Monday, February 3, 2025

Tao of K-drama: An Alien in Our Midst

The 2013 K-drama My Love from the Star is a story about an alien who is trapped on Earth in 1609 and waits 400 years for the next flight home. The alien doesn't age and has abilities far above those of an average human being. He has to be careful to hide himself, going to great lengths to disappear at regular intervals and come back as a different person. He pays a price for this -- he explains at one point that he served in the army 47 times. And he stays at a distance from people and things, reasoning that if he would be sad not to be able to take it with him, he shouldn't have. All of this is well and good until he meets his match, the over-the-top actress, Chun Song-yi just three months before his ship is to come in. 

He is living under the name Doh Min-jun (somewhat like Winnie-the-Pooh living under the name of Sanders). He is cultured, serene and withdrawn. She is loud, incessantly active, remarkably ignorant and prone to make silly errors of all kinds. Yet nearly as soon as he meets her, he "wants to have her." He helps her out of all manner of scrapes and she comes to rely on and love him. He is supposed to leave on the ship and fears that he doesn't leave, he will die. But more important than preserving his anonymity or his life is his wish to protect the one he loves. 
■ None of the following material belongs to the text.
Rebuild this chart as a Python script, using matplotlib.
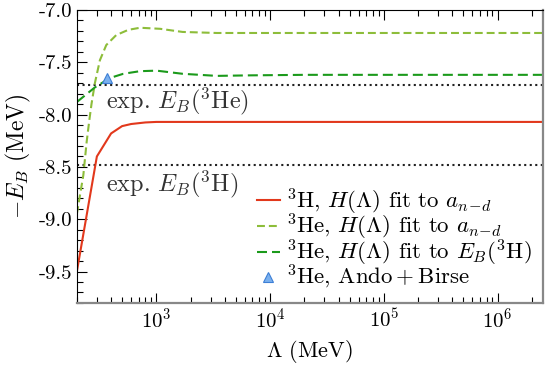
import matplotlib
matplotlib.use("Agg")
import matplotlib.pyplot as plt
from matplotlib.ticker import FormatStrFormatter, MultipleLocator

plt.rcParams['font.family'] = 'serif'
plt.rcParams['font.serif'] = ['cmr10', 'DejaVu Serif']
plt.rcParams['mathtext.fontset'] = 'cm'
plt.rcParams['axes.formatter.use_mathtext'] = True
plt.rcParams['axes.unicode_minus'] = False
plt.rcParams['font.size'] = 15

# 3H, H(Lambda) fit to a_{n-d}
lam_h = [200, 300, 400, 500, 600, 800, 1000, 3000, 1e4, 1e5, 1e6, 2.5e6]
eb_h = [-9.50, -8.40, -8.18, -8.11, -8.09, -8.075, -8.07, -8.07, -8.07, -8.07, -8.07, -8.07]

# 3He, H(Lambda) fit to a_{n-d}
lam_he_a = [200, 228, 244, 257, 269, 288, 319, 363, 444, 567, 718, 1078, 1700, 3400, 1e4, 1e5, 1e6, 2.5e6]
eb_he_a = [-8.95, -8.58, -8.26, -8.06, -7.90, -7.70, -7.48, -7.335, -7.24, -7.19, -7.17, -7.18,
           -7.21, -7.22, -7.22, -7.22, -7.22, -7.22]

# 3He, H(Lambda) fit to E_B(3H)
lam_he_e = [200, 288, 391, 512, 718, 1006, 1700, 3400, 6600, 2e4, 1e5, 1e6, 2.5e6]
eb_he_e = [-7.88, -7.74, -7.65, -7.61, -7.585, -7.58, -7.61, -7.63, -7.625, -7.62, -7.62, -7.62, -7.62]

# Ando + Birse point
lam_ab = [365]
eb_ab = [-7.65]

exp_he3 = -7.718
exp_h3 = -8.482

fig = plt.figure(figsize=(5.45, 3.69), dpi=100)
ax = fig.add_axes([0.141, 0.179, 0.855, 0.794])

ax.axhline(exp_he3, color='#222222', ls=':', lw=1.5)
ax.axhline(exp_h3, color='#222222', ls=':', lw=1.5)

ax.plot(lam_h, eb_h, color='#e2381c', lw=1.5,
        label=r'$^3$H, $H(\Lambda)$ fit to $a_{n\!-\!d}$')
ax.plot(lam_he_a, eb_he_a, color='#8dbd3a', lw=1.5, ls=(0, (3.8, 1.9)),
        label=r'$^3$He, $H(\Lambda)$ fit to $a_{n\!-\!d}$')
ax.plot(lam_he_e, eb_he_e, color='#1b9a1b', lw=1.5, ls=(0, (4.8, 2.4)),
        label=r'$^3$He, $H(\Lambda)$ fit to $E_B(^3$H)')
ax.plot(lam_ab, eb_ab, ls='none', marker='^', ms=7, mfc='#7ab0ee', mec='#3d7fd6', mew=0.8,
        label=r'$^3$He, $\mathrm{Ando}+\mathrm{Birse}$')

ax.text(360, -7.87, r'exp. $E_B(^3$He)', color='#333333', va='center', ha='left', fontsize=17.5)
ax.text(360, -8.67, r'exp. $E_B(^3$H)', color='#333333', va='center', ha='left', fontsize=17.5)

ax.set_xscale('log')
ax.set_xlim(200, 2.5e6)
ax.set_ylim(-9.8, -7.0)
ax.yaxis.set_major_locator(MultipleLocator(0.5))
ax.yaxis.set_minor_locator(MultipleLocator(0.1))
ax.yaxis.set_major_formatter(FormatStrFormatter('%.1f'))

ax.tick_params(which='both', direction='in', top=True, right=False, labelsize=15)
ax.tick_params(which='major', length=7, width=0.8)
ax.tick_params(which='minor', length=4, width=0.8)

for s in ['right', 'bottom']:
    ax.spines[s].set_color('#888888')
    ax.spines[s].set_linewidth(1.6)

ax.set_xlabel(r'$\Lambda$ (MeV)', fontsize=16)
ax.set_ylabel(r'$-E_B$ (MeV)', fontsize=17)

ax.legend(loc='lower right', frameon=False, fontsize=16.5, handlelength=1.0,
          handletextpad=0.25, labelspacing=-0.2, borderaxespad=0.1)

fig.savefig('out.png', dpi=100)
This show is a comedy, but has a dark underbelly of a serial killer on the loose, and edging towards Chun Song-yi. As it turns out, Doh Min-jun can only protect her by revealing himself. When she is in danger, despite the crowd of reporters watching and recording everything, he scoops her up and teleports her to a safe place. 

And this is where the show gets interesting: we don't have the ET scenario of trying to outrun NASA or some other alien hunters. People are interested, but the show ignores that and keeps its focus on the manner in which Doh Min-jun faces his other problem, that of dying if he doesn't get on the ship. 

At this moment of hysteria about "aliens" invading the United States, I find the calm of My Love from the Star refreshing and somehow plausible. As K-dramas often do, the show raises the "Why not?" 

The show focuses instead on the point that, in the presence of Love, the cool, detached spaceman violated the rules that had protected him for 400 years. It is a moment from the song, "In my world only you/make me do for love what I would not do."

This is worth pondering -- that LOVE is the most powerful force, and worth our attention more than our fears are.